In Minnesota HJC works with HOMELine to monitor and take action where appropriate with respect to all owner applications to prepay Section 515 mortgages and exit the program.  This monitoring helps to ensure rigorous application of preservation protections by Rural Development (RD) and in some cases this leads to HJC connecting potential nonprofit buyers with owners for purposes of exploring preservation transfers of the building.  Where federal law has not been followed, HJC stands ready to file suit to protect the residents; see article elsewhere on this page. Despite these efforts, though, Minnesota continues to lose Sec. 515 properties from its inventory at a slow but steady rate. Compounding the preservation challenge is the fact that a large share of these projects are owned by ‘mom and pop’ owners who are now aging and eager to divest themselves of these properties — something that is not always easy to do.
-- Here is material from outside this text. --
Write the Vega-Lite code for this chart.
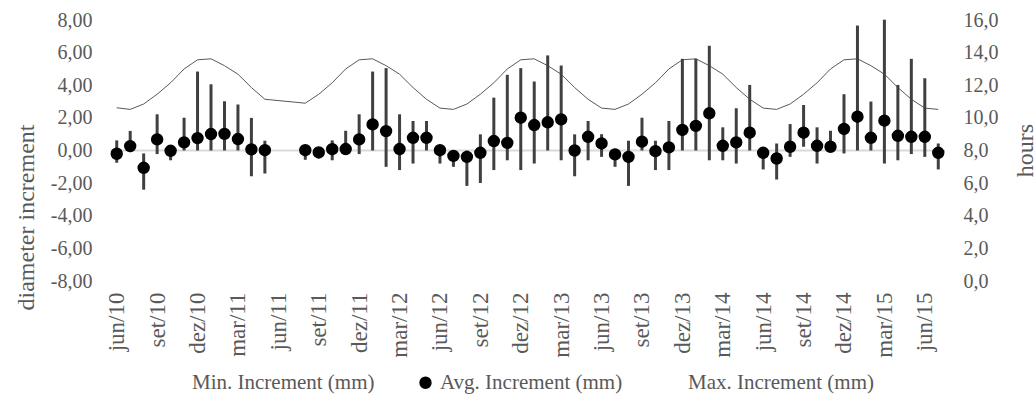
{
  "$schema": "https://vega.github.io/schema/vega-lite/v6.json",
  "width": 835,
  "height": 261,
  "autosize": "none",
  "padding": {"left": 110, "top": 20, "right": 91, "bottom": 122},
  "config": {
    "view": {"stroke": null},
    "font": "Liberation Serif",
    "locale": {"number": {"decimal": ",", "thousands": ".", "grouping": [3], "currency": ["", ""], "minus": "-"}},
    "axis": {"labelFont": "Liberation Serif", "titleFont": "Liberation Serif", "labelColor": "#595959", "titleColor": "#595959", "titleFontWeight": "normal", "domain": false, "ticks": false, "grid": false},
    "legend": {"labelFont": "Liberation Serif", "labelColor": "#595959", "labelFontSize": 21, "labelLimit": 400}
  },
  "data": {"values": [
    {"m": "jun/10", "avg": -0.2, "min": -0.75, "max": 0.62, "hours": 10.62},
    {"m": "jul/10", "avg": 0.27, "min": -0.1, "max": 1.2, "hours": 10.52},
    {"m": "ago/10", "avg": -1.06, "min": -2.4, "max": -0.18, "hours": 10.85},
    {"m": "set/10", "avg": 0.68, "min": -0.22, "max": 2.22, "hours": 11.45},
    {"m": "out/10", "avg": -0.02, "min": -0.6, "max": 0.3, "hours": 12.15},
    {"m": "nov/10", "avg": 0.5, "min": 0.0, "max": 2.01, "hours": 13.0},
    {"m": "dez/10", "avg": 0.76, "min": 0.0, "max": 4.84, "hours": 13.56},
    {"m": "jan/11", "avg": 1.01, "min": 0.0, "max": 4.06, "hours": 13.62},
    {"m": "fev/11", "avg": 1.02, "min": 0.0, "max": 3.02, "hours": 13.2},
    {"m": "mar/11", "avg": 0.7, "min": 0.0, "max": 2.82, "hours": 12.68},
    {"m": "abr/11", "avg": 0.07, "min": -1.58, "max": 2.0, "hours": 11.86},
    {"m": "mai/11", "avg": 0.02, "min": -1.41, "max": 0.6, "hours": 11.14},
    {"m": "ago/11", "avg": 0.02, "min": -0.57, "max": 0.3, "hours": 10.9},
    {"m": "set/11", "avg": -0.12, "min": -0.47, "max": 0.2, "hours": 11.45},
    {"m": "out/11", "avg": 0.08, "min": -0.6, "max": 0.62, "hours": 12.15},
    {"m": "nov/11", "avg": 0.09, "min": 0.0, "max": 1.21, "hours": 13.0},
    {"m": "dez/11", "avg": 0.68, "min": -0.22, "max": 2.22, "hours": 13.56},
    {"m": "jan/12", "avg": 1.6, "min": 0.0, "max": 4.84, "hours": 13.62},
    {"m": "fev/12", "avg": 1.19, "min": -1.0, "max": 5.05, "hours": 13.2},
    {"m": "mar/12", "avg": 0.09, "min": -1.2, "max": 2.22, "hours": 12.68},
    {"m": "abr/12", "avg": 0.78, "min": -0.8, "max": 1.81, "hours": 11.86},
    {"m": "mai/12", "avg": 0.78, "min": 0.0, "max": 1.81, "hours": 11.14},
    {"m": "jun/12", "avg": 0.02, "min": -0.8, "max": 0.3, "hours": 10.6},
    {"m": "jul/12", "avg": -0.33, "min": -1.0, "max": 0.0, "hours": 10.52},
    {"m": "ago/12", "avg": -0.39, "min": -2.17, "max": 0.0, "hours": 10.85},
    {"m": "set/12", "avg": -0.14, "min": -1.99, "max": 0.99, "hours": 11.45},
    {"m": "out/12", "avg": 0.58, "min": -1.2, "max": 3.24, "hours": 12.15},
    {"m": "nov/12", "avg": 0.47, "min": -0.6, "max": 4.64, "hours": 13.0},
    {"m": "dez/12", "avg": 2.01, "min": -1.2, "max": 5.05, "hours": 13.56},
    {"m": "jan/13", "avg": 1.56, "min": -0.8, "max": 4.23, "hours": 13.62},
    {"m": "fev/13", "avg": 1.73, "min": 0.0, "max": 5.83, "hours": 13.2},
    {"m": "mar/13", "avg": 1.91, "min": -0.6, "max": 5.21, "hours": 12.68},
    {"m": "abr/13", "avg": 0.0, "min": -1.58, "max": 0.99, "hours": 11.86},
    {"m": "mai/13", "avg": 0.84, "min": -0.6, "max": 1.81, "hours": 11.14},
    {"m": "jun/13", "avg": 0.43, "min": -0.39, "max": 1.0, "hours": 10.6},
    {"m": "jul/13", "avg": -0.24, "min": -1.0, "max": 0.1, "hours": 10.52},
    {"m": "ago/13", "avg": -0.39, "min": -2.17, "max": 0.6, "hours": 10.85},
    {"m": "set/13", "avg": 0.54, "min": 0.0, "max": 2.01, "hours": 11.45},
    {"m": "out/13", "avg": -0.04, "min": -1.2, "max": 0.6, "hours": 12.15},
    {"m": "nov/13", "avg": 0.19, "min": -1.2, "max": 1.81, "hours": 13.0},
    {"m": "dez/13", "avg": 1.26, "min": 0.0, "max": 5.62, "hours": 13.56},
    {"m": "jan/14", "avg": 1.51, "min": 0.0, "max": 5.62, "hours": 13.62},
    {"m": "fev/14", "avg": 2.28, "min": -0.6, "max": 6.42, "hours": 13.2},
    {"m": "mar/14", "avg": 0.29, "min": -0.6, "max": 1.42, "hours": 12.68},
    {"m": "abr/14", "avg": 0.5, "min": -0.8, "max": 2.59, "hours": 11.86},
    {"m": "mai/14", "avg": 1.09, "min": 0.0, "max": 4.02, "hours": 11.14},
    {"m": "jun/14", "avg": -0.14, "min": -1.16, "max": 0.2, "hours": 10.6},
    {"m": "jul/14", "avg": -0.49, "min": -1.78, "max": 0.43, "hours": 10.52},
    {"m": "ago/14", "avg": 0.23, "min": -0.39, "max": 1.62, "hours": 10.85},
    {"m": "set/14", "avg": 1.09, "min": 0.23, "max": 2.79, "hours": 11.45},
    {"m": "out/14", "avg": 0.29, "min": -0.8, "max": 1.42, "hours": 12.15},
    {"m": "nov/14", "avg": 0.23, "min": 0.0, "max": 1.21, "hours": 13.0},
    {"m": "dez/14", "avg": 1.32, "min": -0.18, "max": 3.45, "hours": 13.56},
    {"m": "jan/15", "avg": 2.07, "min": 0.0, "max": 7.66, "hours": 13.62},
    {"m": "fev/15", "avg": 0.78, "min": 0.0, "max": 3.0, "hours": 13.2},
    {"m": "mar/15", "avg": 1.83, "min": -0.8, "max": 8.02, "hours": 12.68},
    {"m": "abr/15", "avg": 0.9, "min": -0.6, "max": 4.02, "hours": 11.86},
    {"m": "mai/15", "avg": 0.84, "min": -0.22, "max": 5.62, "hours": 11.14},
    {"m": "jun/15", "avg": 0.84, "min": -0.39, "max": 4.43, "hours": 10.6},
    {"m": "jul/15", "avg": -0.14, "min": -1.16, "max": 0.43, "hours": 10.52}
  ]},
  "encoding": {
    "x": {
      "field": "m", "type": "ordinal", "sort": null,
      "scale": {"type": "point", "padding": 0.5, "domain": ["jun/10","jul/10","ago/10","set/10","out/10","nov/10","dez/10","jan/11","fev/11","mar/11","abr/11","mai/11","jun/11","jul/11","ago/11","set/11","out/11","nov/11","dez/11","jan/12","fev/12","mar/12","abr/12","mai/12","jun/12","jul/12","ago/12","set/12","out/12","nov/12","dez/12","jan/13","fev/13","mar/13","abr/13","mai/13","jun/13","jul/13","ago/13","set/13","out/13","nov/13","dez/13","jan/14","fev/14","mar/14","abr/14","mai/14","jun/14","jul/14","ago/14","set/14","out/14","nov/14","dez/14","jan/15","fev/15","mar/15","abr/15","mai/15","jun/15","jul/15"]},
      "axis": {"title": null, "labelAngle": -90, "labelFontSize": 23, "labelPadding": 11, "values": ["jun/10","set/10","dez/10","mar/11","jun/11","set/11","dez/11","mar/12","jun/12","set/12","dez/12","mar/13","jun/13","set/13","dez/13","mar/14","jun/14","set/14","dez/14","mar/15","jun/15"]}
    }
  },
  "layer": [
    {
      "mark": {"type": "line", "color": "#595959", "strokeWidth": 1},
      "encoding": {
        "y": {"field": "hours", "type": "quantitative", "scale": {"domain": [0, 16], "nice": false, "zero": false},
          "axis": {"orient": "right", "title": "hours", "values": [0, 2, 4, 6, 8, 10, 12, 14, 16], "format": ".1f", "labelFontSize": 20, "labelPadding": 18, "titleFontSize": 24, "titleAngle": 270, "titleX": 87, "titleY": 130, "titleBaseline": "alphabetic", "titleAlign": "center"}}
      }
    },
    {
      "layer": [
        {
          "data": {"values": [{"zero": 0}]},
          "mark": {"type": "rule", "color": "#d9d9d9", "strokeWidth": 2},
          "encoding": {
            "x": null,
            "y": {"field": "zero", "type": "quantitative", "scale": {"domain": [-8, 8], "nice": false, "zero": false},
              "axis": {"orient": "left", "title": "diameter increment", "values": [-8, -6, -4, -2, 0, 2, 4, 6, 8], "format": ".2f", "labelFontSize": 20, "labelPadding": 18, "titleFontSize": 24, "titleAngle": 270, "titleX": -77, "titleY": 197, "titleBaseline": "alphabetic", "titleAlign": "center"}}
          }
        },
        {
          "mark": {"type": "rule", "color": "#404040", "strokeWidth": 3},
          "encoding": {
            "y": {"field": "min", "type": "quantitative", "scale": {"domain": [-8, 8], "nice": false, "zero": false},
              "axis": {"orient": "left", "title": "diameter increment", "values": [-8, -6, -4, -2, 0, 2, 4, 6, 8], "format": ".2f", "labelFontSize": 20, "labelPadding": 18, "titleFontSize": 24, "titleAngle": 270, "titleX": -77, "titleY": 197, "titleBaseline": "alphabetic", "titleAlign": "center"}},
            "y2": {"field": "max"}
          }
        },
        {
          "transform": [{"fold": ["min", "avg", "max"], "as": ["series", "value"]}],
          "mark": {"type": "circle", "size": 154, "opacity": 1},
          "encoding": {
            "y": {"field": "value", "type": "quantitative", "scale": {"domain": [-8, 8], "nice": false, "zero": false},
              "axis": {"orient": "left", "title": "diameter increment", "values": [-8, -6, -4, -2, 0, 2, 4, 6, 8], "format": ".2f", "labelFontSize": 20, "labelPadding": 18, "titleFontSize": 24, "titleAngle": 270, "titleX": -77, "titleY": 197, "titleBaseline": "alphabetic", "titleAlign": "center"}},
            "color": {"field": "series", "type": "nominal", "scale": {"domain": ["min", "avg", "max"], "range": ["transparent", "black", "transparent"]},
              "legend": {"title": null, "orient": "none", "direction": "horizontal", "legendX": 57, "legendY": 352, "columnPadding": 40, "symbolSize": 154, "symbolType": "circle", "symbolStrokeWidth": 0, "symbolOpacity": 1, "labelOffset": 4,
                "labelExpr": "datum.label == 'min' ? 'Min. Increment (mm)' : datum.label == 'avg' ? 'Avg. Increment (mm)' : 'Max. Increment (mm)'"}}
          }
        }
      ]
    }
  ],
  "resolve": {"scale": {"y": "independent"}}
}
Change at the federal level has been under discussion for several years now.  RD has instituted two demonstration programs which it hopes to authorize as permanent programs under pending preservation legislation (as of August 2010).  One program would authorize a Rural Voucher program, providing vouchers to tenants in buildings where the owners had prepaid their mortgage, or where the project had been foreclosed upon.  These vouchers are modeled on the Section 8 program, though they are simpler in program design and in some cases inferior to Section 8 vouchers. The other program the agency seeks to make permanent is the Multifamily Housing Revitalization Program (MPR).  This program is structured to address a widely acknowledged problem: the Section 515 inventory nationwide has never provided for sufficient reserves to address rehabilitation needs, which is now looming as a huge need in coming years. The MPR program allows RD to offer owners a variety of financial options to renovate their properties in exchange for long term use restrictions ensuring ongoing program participation.  Both demonstration programs would be made permanent under HR 4868, a bill pending in the House in 2010 but still lacking a companion bill in the Senate.